• AVAILABLE RECORDS:
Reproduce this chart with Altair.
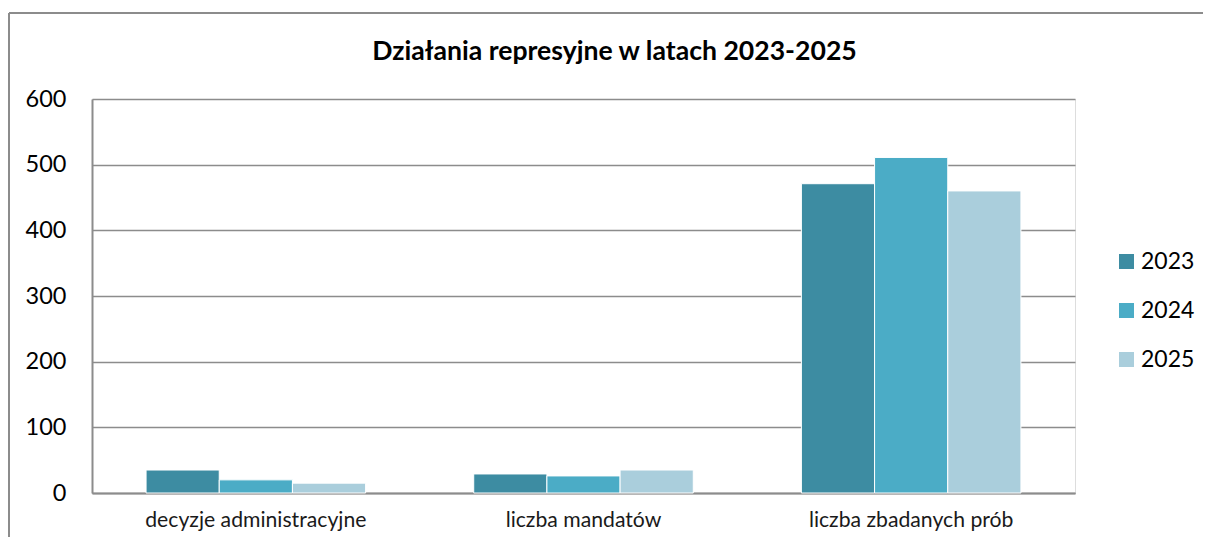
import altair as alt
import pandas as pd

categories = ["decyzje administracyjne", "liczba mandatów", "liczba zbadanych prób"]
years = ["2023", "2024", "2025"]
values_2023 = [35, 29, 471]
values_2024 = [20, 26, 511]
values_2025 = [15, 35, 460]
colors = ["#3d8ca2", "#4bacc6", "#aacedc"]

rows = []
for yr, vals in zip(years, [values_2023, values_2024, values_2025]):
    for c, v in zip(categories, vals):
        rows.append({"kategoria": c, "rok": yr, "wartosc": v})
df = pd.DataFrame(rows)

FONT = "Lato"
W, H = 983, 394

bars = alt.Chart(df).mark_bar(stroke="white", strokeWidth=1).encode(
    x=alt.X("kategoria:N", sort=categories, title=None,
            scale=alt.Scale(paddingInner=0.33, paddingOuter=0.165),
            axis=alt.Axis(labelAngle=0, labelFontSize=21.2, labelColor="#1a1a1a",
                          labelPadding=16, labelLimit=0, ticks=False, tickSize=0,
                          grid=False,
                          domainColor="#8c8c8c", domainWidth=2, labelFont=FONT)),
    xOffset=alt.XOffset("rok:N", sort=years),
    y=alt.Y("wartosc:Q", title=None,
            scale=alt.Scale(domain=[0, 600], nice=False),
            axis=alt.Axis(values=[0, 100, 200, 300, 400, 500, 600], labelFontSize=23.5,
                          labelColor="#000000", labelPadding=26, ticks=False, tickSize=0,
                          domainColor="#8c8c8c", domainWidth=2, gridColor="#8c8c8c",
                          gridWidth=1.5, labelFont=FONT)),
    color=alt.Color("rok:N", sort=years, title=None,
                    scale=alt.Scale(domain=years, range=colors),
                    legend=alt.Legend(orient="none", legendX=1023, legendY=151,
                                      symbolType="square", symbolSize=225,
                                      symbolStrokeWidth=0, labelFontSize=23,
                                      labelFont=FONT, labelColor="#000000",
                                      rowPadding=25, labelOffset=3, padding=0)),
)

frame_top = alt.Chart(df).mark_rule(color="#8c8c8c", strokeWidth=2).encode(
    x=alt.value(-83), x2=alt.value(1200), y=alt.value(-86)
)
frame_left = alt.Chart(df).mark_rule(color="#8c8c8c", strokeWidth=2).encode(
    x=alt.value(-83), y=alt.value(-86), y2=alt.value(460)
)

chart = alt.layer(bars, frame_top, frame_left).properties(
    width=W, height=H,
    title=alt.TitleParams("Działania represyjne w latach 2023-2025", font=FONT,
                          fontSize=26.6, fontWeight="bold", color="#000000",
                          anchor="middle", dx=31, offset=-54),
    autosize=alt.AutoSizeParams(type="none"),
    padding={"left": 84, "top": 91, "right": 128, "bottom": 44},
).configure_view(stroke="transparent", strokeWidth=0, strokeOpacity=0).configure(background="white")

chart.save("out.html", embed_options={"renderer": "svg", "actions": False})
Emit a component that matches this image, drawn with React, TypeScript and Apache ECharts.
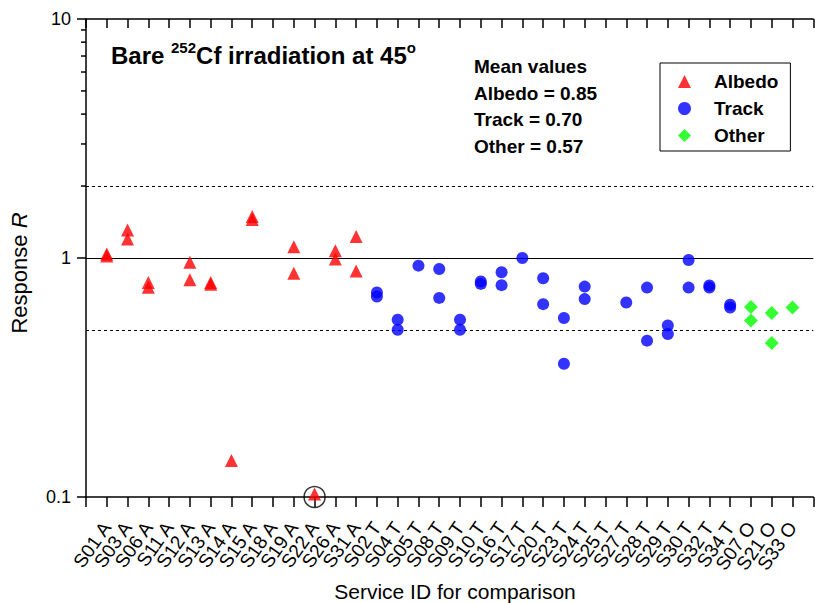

• EXERCISE DESCRIPTION:
Working from the material above, transcribe it exactly while omitting pictures.

• RESPONSE:
Reproduce this chart with Altair.
import altair as alt
import pandas as pd

categories = ["decyzje administracyjne", "liczba mandatów", "liczba zbadanych prób"]
years = ["2023", "2024", "2025"]
values_2023 = [35, 29, 471]
values_2024 = [20, 26, 511]
values_2025 = [15, 35, 460]
colors = ["#3d8ca2", "#4bacc6", "#aacedc"]

rows = []
for yr, vals in zip(years, [values_2023, values_2024, values_2025]):
    for c, v in zip(categories, vals):
        rows.append({"kategoria": c, "rok": yr, "wartosc": v})
df = pd.DataFrame(rows)

FONT = "Lato"
W, H = 983, 394

bars = alt.Chart(df).mark_bar(stroke="white", strokeWidth=1).encode(
    x=alt.X("kategoria:N", sort=categories, title=None,
            scale=alt.Scale(paddingInner=0.33, paddingOuter=0.165),
            axis=alt.Axis(labelAngle=0, labelFontSize=21.2, labelColor="#1a1a1a",
                          labelPadding=16, labelLimit=0, ticks=False, tickSize=0,
                          grid=False,
                          domainColor="#8c8c8c", domainWidth=2, labelFont=FONT)),
    xOffset=alt.XOffset("rok:N", sort=years),
    y=alt.Y("wartosc:Q", title=None,
            scale=alt.Scale(domain=[0, 600], nice=False),
            axis=alt.Axis(values=[0, 100, 200, 300, 400, 500, 600], labelFontSize=23.5,
                          labelColor="#000000", labelPadding=26, ticks=False, tickSize=0,
                          domainColor="#8c8c8c", domainWidth=2, gridColor="#8c8c8c",
                          gridWidth=1.5, labelFont=FONT)),
    color=alt.Color("rok:N", sort=years, title=None,
                    scale=alt.Scale(domain=years, range=colors),
                    legend=alt.Legend(orient="none", legendX=1023, legendY=151,
                                      symbolType="square", symbolSize=225,
                                      symbolStrokeWidth=0, labelFontSize=23,
                                      labelFont=FONT, labelColor="#000000",
                                      rowPadding=25, labelOffset=3, padding=0)),
)

frame_top = alt.Chart(df).mark_rule(color="#8c8c8c", strokeWidth=2).encode(
    x=alt.value(-83), x2=alt.value(1200), y=alt.value(-86)
)
frame_left = alt.Chart(df).mark_rule(color="#8c8c8c", strokeWidth=2).encode(
    x=alt.value(-83), y=alt.value(-86), y2=alt.value(460)
)

chart = alt.layer(bars, frame_top, frame_left).properties(
    width=W, height=H,
    title=alt.TitleParams("Działania represyjne w latach 2023-2025", font=FONT,
                          fontSize=26.6, fontWeight="bold", color="#000000",
                          anchor="middle", dx=31, offset=-54),
    autosize=alt.AutoSizeParams(type="none"),
    padding={"left": 84, "top": 91, "right": 128, "bottom": 44},
).configure_view(stroke="transparent", strokeWidth=0, strokeOpacity=0).configure(background="white")

chart.save("out.html", embed_options={"renderer": "svg", "actions": False})
Emit a component that matches this image, drawn with React, TypeScript and Apache ECharts.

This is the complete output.